Given material:
-- start --
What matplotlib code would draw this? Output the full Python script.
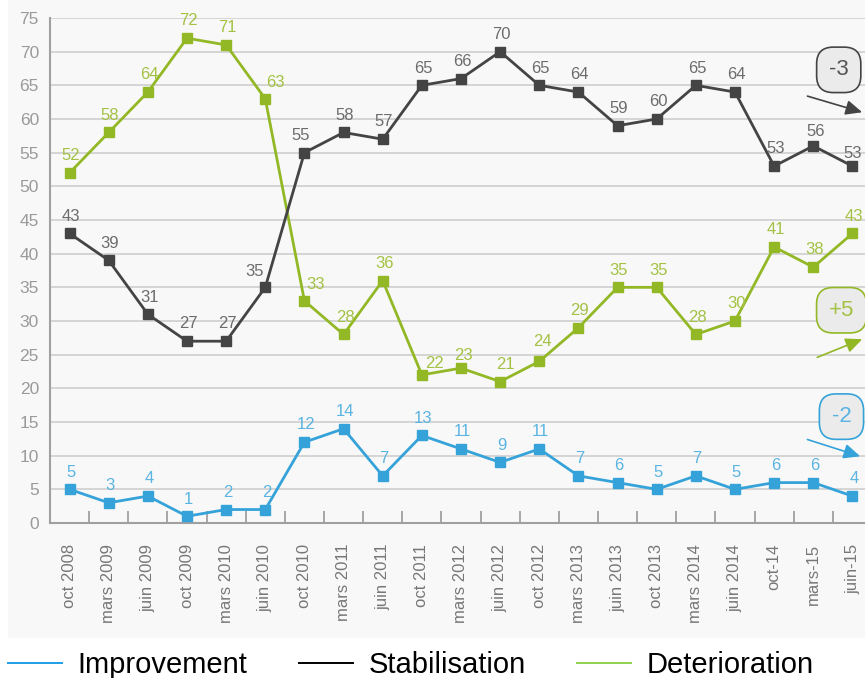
import numpy as np
import matplotlib
matplotlib.use('Agg')
import matplotlib.pyplot as plt
from matplotlib.patches import Rectangle
from matplotlib.lines import Line2D

plt.rcParams['font.family'] = ['Liberation Sans', 'DejaVu Sans']

periods = ['oct 2008', 'mars 2009', 'juin 2009', 'oct 2009', 'mars 2010',
           'juin 2010', 'oct 2010', 'mars 2011', 'juin 2011', 'oct 2011',
           'mars 2012', 'juin 2012', 'oct 2012', 'mars 2013', 'juin 2013',
           'oct 2013', 'mars 2014', 'juin 2014', 'oct-14', 'mars-15', 'juin-15']
improvement = [5, 3, 4, 1, 2, 2, 12, 14, 7, 13, 11, 9, 11, 7, 6, 5, 7, 5, 6, 6, 4]
stabilisation = [43, 39, 31, 27, 27, 35, 55, 58, 57, 65, 66, 70, 65, 64, 59, 60,
                 65, 64, 53, 56, 53]
deterioration = [52, 58, 64, 72, 71, 63, 33, 28, 36, 22, 23, 21, 24, 29, 35, 35,
                 28, 30, 41, 38, 43]
changes = ['-3', '+5', '-2']

BLUE = '#35a3d9'
GREY = '#444444'
GREEN = '#93b826'
LBL_BLUE = '#5ab4e2'
LBL_GREY = '#6c6c6c'
LBL_GREEN = '#a3c244'

fig = plt.figure(figsize=(8.65, 6.78), dpi=100)
fig.patch.set_facecolor('white')
# light panel behind chart and tick labels
fig.patches.append(Rectangle((8 / 865, 40 / 678), 1, 1, transform=fig.transFigure,
                             facecolor='#f8f8f8', edgecolor='none', zorder=-5))

ax = fig.add_axes([50 / 865, 1 - 523 / 678, 822 / 865, 505 / 678])
ax.set_facecolor('none')

x = np.arange(len(periods))

series = [
    (deterioration, GREEN, LBL_GREEN),
    (stabilisation, GREY, LBL_GREY),
    (improvement, BLUE, LBL_BLUE),
]
for vals, col, lcol in series:
    ax.plot(x, vals, color=col, lw=2.0, marker='s', ms=6.5, mec=col, mfc=col,
            zorder=3, clip_on=False)

# label offsets (points) for crowded spots
offs_green = {5: (7, 6), 6: (8, 6), 9: (9, 3), 10: (2, 4), 11: (4, 7), 12: (2, 9)}
offs_grey = {5: (-8, 6), 6: (-3, 7), 19: (2, 5), 20: (0, 4)}
offs_blue = {}
for (vals, col, lcol), offs in zip(series, [offs_green, offs_grey, offs_blue]):
    for i, v in enumerate(vals):
        dx, dy = offs.get(i, (1, 7))
        ax.annotate(str(v), (i, v), xytext=(dx, dy), textcoords='offset points',
                    ha='center', va='bottom', fontsize=12, color=lcol, zorder=4)

ax.set_xlim(-0.5, len(periods) - 0.5)
ax.set_ylim(0, 75)
ax.set_yticks(np.arange(0, 80, 5))
ax.yaxis.grid(True, color='#cfcfcf', lw=1.2)
ax.set_axisbelow(True)
ax.tick_params(axis='y', length=0, pad=8, labelsize=12.5, labelcolor='#9a9a9a')

ax.set_xticks(x)
ax.set_xticklabels(periods, rotation=90, fontsize=12, color='#777777')
ax.tick_params(axis='x', which='major', length=0, pad=15)
ax.set_xticks(x[:-1] + 0.5, minor=True)
ax.tick_params(axis='x', which='minor', direction='in', length=9, width=1.3,
               color='#a0a0a0')

for s in ['top', 'right']:
    ax.spines[s].set_visible(False)
for s in ['left', 'bottom']:
    ax.spines[s].set_color('#a0a0a0')
    ax.spines[s].set_linewidth(1.5)

# change callouts on the right
callouts = [
    (changes[0], GREY, '#555555', (19.65, 67.3), (18.85, 63.4), (20.25, 61.0)),
    (changes[1], GREEN, LBL_GREEN, (19.72, 31.6), (19.1, 24.6), (20.25, 27.3)),
    (changes[2], BLUE, LBL_BLUE, (19.72, 15.8), (18.85, 12.4), (20.2, 9.9)),
]
for txt, col, tcol, pos, a0, a1 in callouts:
    ax.text(pos[0], pos[1], txt, ha='center', va='center', fontsize=16,
            color=tcol, zorder=6, clip_on=False,
            bbox=dict(boxstyle='round,pad=0.55,rounding_size=0.75',
                      facecolor='#ebebeb', edgecolor=col, lw=1.2))
    ax.annotate('', xy=a1, xytext=a0, zorder=6, annotation_clip=False,
                arrowprops=dict(arrowstyle='-|>,head_length=1.0,head_width=0.45',
                                color=col, lw=1.2, shrinkA=0, shrinkB=0))

handles = [Line2D([], [], color='#1e9fe6', lw=1.4),
           Line2D([], [], color='black', lw=1.4),
           Line2D([], [], color='#8fd14f', lw=1.4)]
fig.legend(handles, ['Improvement', 'Stabilisation', 'Deterioration'],
           loc='lower center', bbox_to_anchor=(0.475, -0.04), ncol=3,
           frameon=False, fontsize=21, handlelength=1.85, handletextpad=0.55,
           columnspacing=1.75)

fig.savefig('out.png', dpi=100, facecolor='white')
-- end --
Work required:
Gather every line from the listing above in which the word "matplotlib" appears.

Solved problem:
What matplotlib code would draw this? Output the full Python script.
import matplotlib
matplotlib.use('Agg')
import matplotlib.pyplot as plt
from matplotlib.patches import Rectangle
from matplotlib.lines import Line2D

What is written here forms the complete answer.